- Other names: Zaida Ann Luthey
- Spouse: Klaus Schulten
- Scientific career
- Fields: Chemistry Molecular physics Computational physics Biophysics
- Institutions: University of Illinois Urbana-Champaign
- Website: www.chemistry.illinois.edu/faculty/Zaida_Luthey_Schulten.html

= Zaida Luthey-Schulten =

American chemist

Zaida Ann "Zan" Luthey-Schulten is the William and Janet Lycan Professor of Chemistry at the University of Illinois at Urbana-Champaign. She was promoted to professor in 2004. She is also involved with the NASA Astrobiology Institute.

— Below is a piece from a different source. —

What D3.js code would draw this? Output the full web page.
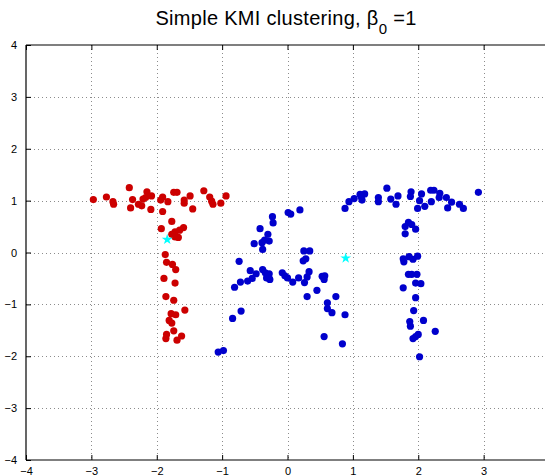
<!DOCTYPE html>
<html>
<head>
<meta charset="utf-8">
<title>Simple KMI clustering</title>
<script src="https://d3js.org/d3.v7.min.js"></script>
<style>
  body { margin: 0; background: #fff; }
  text { font-family: "Liberation Sans", Arial, sans-serif; }
</style>
</head>
<body>
<div id="view"></div>
<script>
var width = 545, height = 475;

var xTicks = [-4, -3, -2, -1, 0, 1, 2, 3, 4];
var yTicks = [-4, -3, -2, -1, 0, 1, 2, 3, 4];

// cluster 1 (red)
var redPoints = [
  [-2.97, 1.02], [-2.77, 1.07], [-2.67, 0.98], [-2.66, 0.93], [-2.42, 1.25],
  [-2.37, 1.02], [-2.40, 0.86], [-2.28, 0.93], [-2.23, 0.90], [-2.21, 1.03],
  [-2.15, 1.17], [-2.17, 1.06], [-2.08, 1.09], [-2.09, 0.83], [-1.94, 1.01],
  [-1.91, 1.07], [-1.83, 0.98], [-1.91, 0.79], [-1.74, 1.16], [-1.69, 1.16],
  [-1.58, 1.01], [-1.58, 0.95], [-1.49, 1.09], [-1.45, 0.84], [-1.28, 1.19],
  [-1.19, 1.07], [-1.16, 0.99], [-1.14, 0.93], [-1.02, 0.95], [-0.94, 1.09],
  [-1.77, 0.60], [-1.93, 0.46], [-1.59, 0.48], [-1.65, 0.43], [-1.72, 0.40],
  [-1.77, 0.35], [-1.67, 0.29], [-1.72, 0.30], [-1.87, -0.04], [-1.85, -0.19],
  [-1.76, -0.23], [-1.71, -0.33], [-1.89, -0.50], [-1.72, -0.59], [-1.86, -0.85],
  [-1.74, -0.92], [-1.57, -1.11], [-1.78, -1.18], [-1.71, -1.20], [-1.81, -1.31],
  [-1.77, -1.36], [-1.74, -1.51], [-1.85, -1.58], [-1.86, -1.66], [-1.62, -1.61],
  [-1.69, -1.69]
];

// cluster 2 (blue)
var bluePoints = [
  [-1.06, -1.92], [-0.98, -1.89], [-0.84, -1.27], [-0.71, -1.13], [-0.81, -0.67],
  [-0.74, -0.17], [-0.72, -0.57], [-0.61, -0.55], [-0.57, -0.35], [-0.54, -0.50],
  [-0.48, -0.41], [-0.51, 0.17], [-0.39, 0.19], [-0.38, 0.06], [-0.35, 0.24],
  [-0.28, 0.22], [-0.30, 0.35], [-0.42, 0.46], [-0.22, 0.57], [-0.23, 0.69],
  [-0.38, -0.33], [-0.34, -0.39], [-0.28, -0.41], [-0.28, -0.50], [-0.32, -0.49],
  [-0.27, -0.52], [-0.08, -0.39], [-0.04, -0.45], [0.00, -0.49], [0.08, -0.57],
  [0.17, -0.49], [0.26, -0.58], [0.30, -0.47], [0.33, -0.37], [0.24, -0.16],
  [0.28, -0.12], [0.25, 0.03], [0.34, 0.03], [0.01, 0.77], [0.05, 0.74],
  [0.19, 0.82], [0.30, -0.85], [0.45, -0.73], [0.53, -0.46], [0.56, -0.52],
  [0.57, -0.45], [0.61, -0.97], [0.61, -1.08], [0.68, -1.16], [0.74, -0.85],
  [0.88, -1.20], [0.56, -1.62], [0.84, -1.76],
  [0.88, 0.85], [0.94, 0.98], [1.02, 1.04], [1.11, 1.12], [1.14, 1.01],
  [1.13, 1.07], [1.18, 1.13], [1.39, 1.06], [1.39, 0.98], [1.52, 1.24],
  [1.58, 1.03], [1.66, 0.93], [1.69, 1.09], [1.89, 1.17], [1.88, 1.08],
  [1.99, 0.85], [2.02, 1.00], [2.05, 1.13], [2.10, 0.89], [2.19, 1.20],
  [2.24, 1.20], [2.20, 0.98], [2.33, 1.14], [2.32, 1.06], [2.43, 1.06],
  [2.45, 0.86], [2.51, 0.97], [2.63, 0.93], [2.69, 0.85], [2.92, 1.16],
  [1.85, 0.58], [1.90, 0.54], [1.80, 0.50], [1.96, 0.45], [1.80, 0.36],
  [1.77, -0.12], [1.78, -0.18], [1.86, -0.08], [1.92, -0.13], [1.99, -0.07],
  [1.85, -0.42], [1.90, -0.42], [1.98, -0.42], [1.96, -0.59], [2.04, -0.60],
  [1.77, -0.68], [1.96, -0.87], [1.93, -1.12], [1.87, -1.33], [1.88, -1.42],
  [2.08, -1.31], [2.26, -1.52], [2.00, -1.58], [1.96, -1.62], [1.92, -1.66],
  [2.02, -2.01]
];

// cluster centres
var centers = [[-1.84, 0.25], [0.89, -0.11]];

var mLeft = 26, mRight = 549, mTop = 45, mBottom = 460;

var svg = d3.select("#view").append("svg")
  .attr("width", width)
  .attr("height", height);

var x = d3.scaleLinear().domain([-4, 4]).range([mLeft, mRight]);
var y = d3.scaleLinear().domain([-4, 4]).range([mBottom, mTop]);

// grid
var grid = svg.append("g")
  .attr("stroke", "#8c8c8c")
  .attr("stroke-width", 1)
  .attr("stroke-dasharray", "1,3");
grid.selectAll(".gx").data(xTicks.slice(1, -1)).enter().append("line")
  .attr("x1", d => Math.round(x(d)) + 0.5).attr("x2", d => Math.round(x(d)) + 0.5)
  .attr("y1", mTop).attr("y2", mBottom);
grid.selectAll(".gy").data(yTicks.slice(1, -1)).enter().append("line")
  .attr("y1", d => Math.round(y(d)) + 0.5).attr("y2", d => Math.round(y(d)) + 0.5)
  .attr("x1", mLeft).attr("x2", mRight);

// points
svg.append("g").selectAll("circle").data(redPoints).enter().append("circle")
  .attr("cx", d => x(d[0])).attr("cy", d => y(d[1]))
  .attr("r", 3.6).attr("fill", "#cc0000");

svg.append("g").selectAll("circle").data(bluePoints).enter().append("circle")
  .attr("cx", d => x(d[0])).attr("cy", d => y(d[1]))
  .attr("r", 3.6).attr("fill", "#0000cc");

var star = d3.symbol().type(d3.symbolStar).size(36);
svg.append("g").selectAll("path").data(centers).enter().append("path")
  .attr("d", star)
  .attr("transform", d => "translate(" + x(d[0]) + "," + y(d[1]) + ")")
  .attr("fill", "#00ffff");

// axes
var fmt = d => d < 0 ? "\u2212" + Math.abs(d) : String(d);

var xAxis = svg.append("g")
  .attr("transform", "translate(0," + mBottom + ")")
  .call(d3.axisBottom(x).tickValues(xTicks).tickSize(-5).tickPadding(7).tickFormat(fmt));
xAxis.select(".domain").remove();
xAxis.selectAll("text").attr("font-size", 11).attr("fill", "#000");

var xTop = svg.append("g")
  .attr("transform", "translate(0," + mTop + ")")
  .call(d3.axisTop(x).tickValues(xTicks).tickSize(-5).tickFormat(""));
xTop.select(".domain").remove();

var yAxis = svg.append("g")
  .attr("transform", "translate(" + mLeft + ",0)")
  .call(d3.axisLeft(y).tickValues(yTicks).tickSize(-5).tickPadding(9).tickFormat(fmt));
yAxis.select(".domain").remove();
yAxis.selectAll("text").attr("font-size", 11).attr("fill", "#000");

svg.append("g").attr("stroke", "#000").attr("stroke-width", 1.2)
  .call(g => {
    g.append("line").attr("x1", mLeft).attr("x2", mRight).attr("y1", mBottom).attr("y2", mBottom);
    g.append("line").attr("x1", mLeft).attr("x2", mRight).attr("y1", mTop).attr("y2", mTop);
    g.append("line").attr("x1", mLeft).attr("x2", mLeft).attr("y1", mTop).attr("y2", mBottom);
  });

// title
var title = svg.append("text")
  .attr("x", 286)
  .attr("y", 25)
  .attr("text-anchor", "middle")
  .attr("font-size", 20)
  .attr("letter-spacing", 0.3)
  .attr("fill", "#000");
title.append("tspan").text("Simple KMI clustering, \u03b2");
title.append("tspan").attr("dy", 9).attr("font-size", 15).text("0");
title.append("tspan").attr("dy", -9).text(" =1");
</script>
</body>
</html>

Luthey-Schulten develops molecular dynamics simulations, focusing on individual molecules and groups of molecules and the cellular processes occurring within them. Models are verified and improved through comparison to experimental data from independent researchers. In 2011, her group simulated the cellular architecture of an entire cell and its surrounding cytoplasm, the first time that such an extensive and complex cellular system had been modeled. The three-dimensional model combined ribosome data and other descriptors of Escherichia coli. Representing the architectural features of the interior of the cell suggested that crowding might significantly affect reactions that occur within the cells. More recent work has focused on the modelling of a methane-producing archaean.

==Education==
Luthey-Schulten attended the University of Southern California, receiving a B.S. in chemistry in 1969. She then went to Harvard University, from which she was received an M.S. in chemistry in 1972, and a Ph.D. in applied mathematics in 1975. Her advisors were Donald G. M. Anderson and Roy G. Gordon. She worked as a research fellow at the Max Planck Institute for Biophysical Chemistry in Göttingen, Germany, from 1975 to 1980, and at the department of theoretical physics at the Technical University of Munich from 1980 to 1985.

==Honors and awards==
Luthey-Schulten is a fellow of the American Physical Society and a fellow of the Advanced Study Institute at Hebrew University of Jerusalem. In 2018, she delivered the Francis D. Carlson Lecture in the Department of Biophysics at Johns Hopkins University. In 2019 was named the Murchison-Mallory Endowed Chair in Chemistry In 2025 the Biophysical Society created a new award called the Klaus Schulten and Zaida Luthey-Schulten Computational Biophysics Lecture Award to honor outstanding research in the field.